Retype the opening lines of the data exactly, stopping after the line that contains "var refY = [1.137, 1.137];". Skip every picture.

_MATERIAL_
/---
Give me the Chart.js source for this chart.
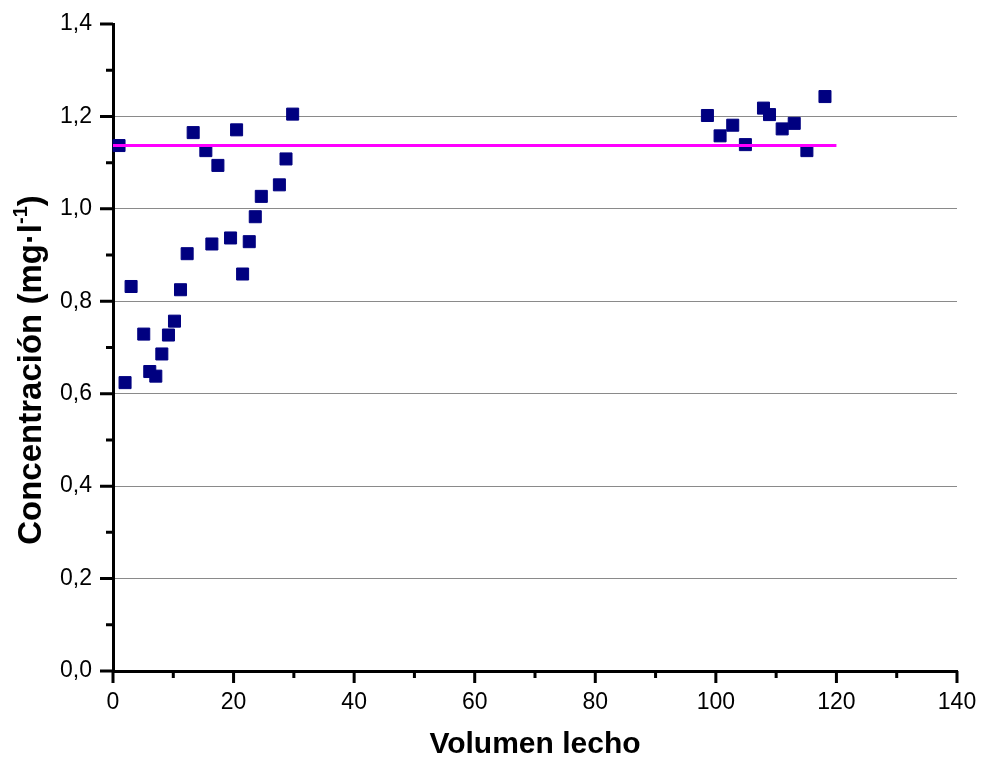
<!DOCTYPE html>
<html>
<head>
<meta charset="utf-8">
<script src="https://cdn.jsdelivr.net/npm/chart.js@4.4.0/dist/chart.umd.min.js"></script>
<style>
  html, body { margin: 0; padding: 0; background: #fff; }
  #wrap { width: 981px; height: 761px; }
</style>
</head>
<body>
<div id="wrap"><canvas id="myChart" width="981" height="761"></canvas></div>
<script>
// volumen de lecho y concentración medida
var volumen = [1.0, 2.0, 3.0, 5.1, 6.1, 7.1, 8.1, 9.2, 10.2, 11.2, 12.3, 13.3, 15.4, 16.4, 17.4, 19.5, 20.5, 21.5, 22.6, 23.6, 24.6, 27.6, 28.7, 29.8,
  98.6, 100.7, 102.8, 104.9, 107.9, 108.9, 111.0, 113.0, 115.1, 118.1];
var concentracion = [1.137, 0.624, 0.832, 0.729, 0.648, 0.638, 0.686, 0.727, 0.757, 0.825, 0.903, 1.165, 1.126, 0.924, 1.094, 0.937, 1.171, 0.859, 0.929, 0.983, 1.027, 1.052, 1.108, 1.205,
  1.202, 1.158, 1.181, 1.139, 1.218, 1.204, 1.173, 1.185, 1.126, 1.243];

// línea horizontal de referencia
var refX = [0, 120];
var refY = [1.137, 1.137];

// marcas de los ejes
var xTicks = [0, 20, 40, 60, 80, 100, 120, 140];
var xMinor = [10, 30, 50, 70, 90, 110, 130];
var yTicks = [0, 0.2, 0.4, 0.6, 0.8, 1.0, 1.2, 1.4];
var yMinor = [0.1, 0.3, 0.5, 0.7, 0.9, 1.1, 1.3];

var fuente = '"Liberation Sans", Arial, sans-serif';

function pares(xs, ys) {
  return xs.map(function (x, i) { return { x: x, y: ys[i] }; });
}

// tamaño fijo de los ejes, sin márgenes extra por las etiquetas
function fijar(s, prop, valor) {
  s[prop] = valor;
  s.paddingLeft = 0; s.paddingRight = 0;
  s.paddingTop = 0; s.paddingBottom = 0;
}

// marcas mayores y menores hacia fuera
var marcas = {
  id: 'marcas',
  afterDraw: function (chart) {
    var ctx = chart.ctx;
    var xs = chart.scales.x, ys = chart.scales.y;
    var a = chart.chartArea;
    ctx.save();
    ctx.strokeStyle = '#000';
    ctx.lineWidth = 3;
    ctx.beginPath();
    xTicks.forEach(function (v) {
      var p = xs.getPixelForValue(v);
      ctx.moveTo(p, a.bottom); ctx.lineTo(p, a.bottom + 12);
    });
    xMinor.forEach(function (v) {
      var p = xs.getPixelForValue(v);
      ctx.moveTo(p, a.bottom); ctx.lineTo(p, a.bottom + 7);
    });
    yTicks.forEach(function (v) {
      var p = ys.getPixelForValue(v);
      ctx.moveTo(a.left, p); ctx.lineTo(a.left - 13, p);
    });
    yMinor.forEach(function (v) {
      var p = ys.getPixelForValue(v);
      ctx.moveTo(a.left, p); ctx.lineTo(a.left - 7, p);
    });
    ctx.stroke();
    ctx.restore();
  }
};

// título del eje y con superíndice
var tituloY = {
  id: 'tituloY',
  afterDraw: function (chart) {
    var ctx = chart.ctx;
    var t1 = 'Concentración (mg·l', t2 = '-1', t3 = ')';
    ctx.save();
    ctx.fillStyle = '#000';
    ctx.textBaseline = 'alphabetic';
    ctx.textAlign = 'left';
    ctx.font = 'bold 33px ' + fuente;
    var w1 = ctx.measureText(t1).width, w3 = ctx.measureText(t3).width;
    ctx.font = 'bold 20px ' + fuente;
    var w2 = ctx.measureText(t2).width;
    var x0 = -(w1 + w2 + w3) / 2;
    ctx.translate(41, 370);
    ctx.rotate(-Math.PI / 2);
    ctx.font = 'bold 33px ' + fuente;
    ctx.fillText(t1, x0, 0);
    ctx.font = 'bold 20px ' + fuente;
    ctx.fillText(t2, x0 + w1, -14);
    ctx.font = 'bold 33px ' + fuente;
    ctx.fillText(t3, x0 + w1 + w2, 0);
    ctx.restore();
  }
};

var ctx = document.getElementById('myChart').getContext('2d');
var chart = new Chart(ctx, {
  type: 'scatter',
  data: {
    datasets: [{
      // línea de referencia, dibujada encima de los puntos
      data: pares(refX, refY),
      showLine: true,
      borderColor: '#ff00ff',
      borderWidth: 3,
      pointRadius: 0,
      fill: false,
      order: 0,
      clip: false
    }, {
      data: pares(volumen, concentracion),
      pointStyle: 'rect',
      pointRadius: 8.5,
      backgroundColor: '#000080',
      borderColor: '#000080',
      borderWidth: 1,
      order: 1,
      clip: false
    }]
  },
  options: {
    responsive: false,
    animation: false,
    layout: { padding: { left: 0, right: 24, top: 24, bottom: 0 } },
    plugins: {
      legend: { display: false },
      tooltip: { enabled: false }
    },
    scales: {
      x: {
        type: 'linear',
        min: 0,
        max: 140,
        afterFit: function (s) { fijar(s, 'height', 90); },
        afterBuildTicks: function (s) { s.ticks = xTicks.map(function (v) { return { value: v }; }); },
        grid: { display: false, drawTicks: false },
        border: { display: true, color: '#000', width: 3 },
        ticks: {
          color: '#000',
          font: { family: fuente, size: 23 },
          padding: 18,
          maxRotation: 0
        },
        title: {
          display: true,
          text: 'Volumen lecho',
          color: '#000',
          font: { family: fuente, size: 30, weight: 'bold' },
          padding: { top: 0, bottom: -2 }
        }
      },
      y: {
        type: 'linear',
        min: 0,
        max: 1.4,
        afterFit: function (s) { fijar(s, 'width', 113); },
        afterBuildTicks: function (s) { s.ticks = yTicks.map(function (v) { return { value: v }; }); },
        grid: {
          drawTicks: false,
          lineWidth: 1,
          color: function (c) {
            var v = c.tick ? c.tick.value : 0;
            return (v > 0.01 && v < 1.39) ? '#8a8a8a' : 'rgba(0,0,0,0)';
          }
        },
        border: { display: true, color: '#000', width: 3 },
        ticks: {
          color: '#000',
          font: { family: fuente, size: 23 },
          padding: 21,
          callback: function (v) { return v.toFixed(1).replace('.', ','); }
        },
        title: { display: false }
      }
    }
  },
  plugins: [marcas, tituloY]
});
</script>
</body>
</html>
\---
_CORRECT RESPONSE_
Give me the Chart.js source for this chart.
<!DOCTYPE html>
<html>
<head>
<meta charset="utf-8">
<script src="https://cdn.jsdelivr.net/npm/chart.js@4.4.0/dist/chart.umd.min.js"></script>
<style>
  html, body { margin: 0; padding: 0; background: #fff; }
  #wrap { width: 981px; height: 761px; }
</style>
</head>
<body>
<div id="wrap"><canvas id="myChart" width="981" height="761"></canvas></div>
<script>
// volumen de lecho y concentración medida
var volumen = [1.0, 2.0, 3.0, 5.1, 6.1, 7.1, 8.1, 9.2, 10.2, 11.2, 12.3, 13.3, 15.4, 16.4, 17.4, 19.5, 20.5, 21.5, 22.6, 23.6, 24.6, 27.6, 28.7, 29.8,
  98.6, 100.7, 102.8, 104.9, 107.9, 108.9, 111.0, 113.0, 115.1, 118.1];
var concentracion = [1.137, 0.624, 0.832, 0.729, 0.648, 0.638, 0.686, 0.727, 0.757, 0.825, 0.903, 1.165, 1.126, 0.924, 1.094, 0.937, 1.171, 0.859, 0.929, 0.983, 1.027, 1.052, 1.108, 1.205,
  1.202, 1.158, 1.181, 1.139, 1.218, 1.204, 1.173, 1.185, 1.126, 1.243];

// línea horizontal de referencia
var refX = [0, 120];
var refY = [1.137, 1.137];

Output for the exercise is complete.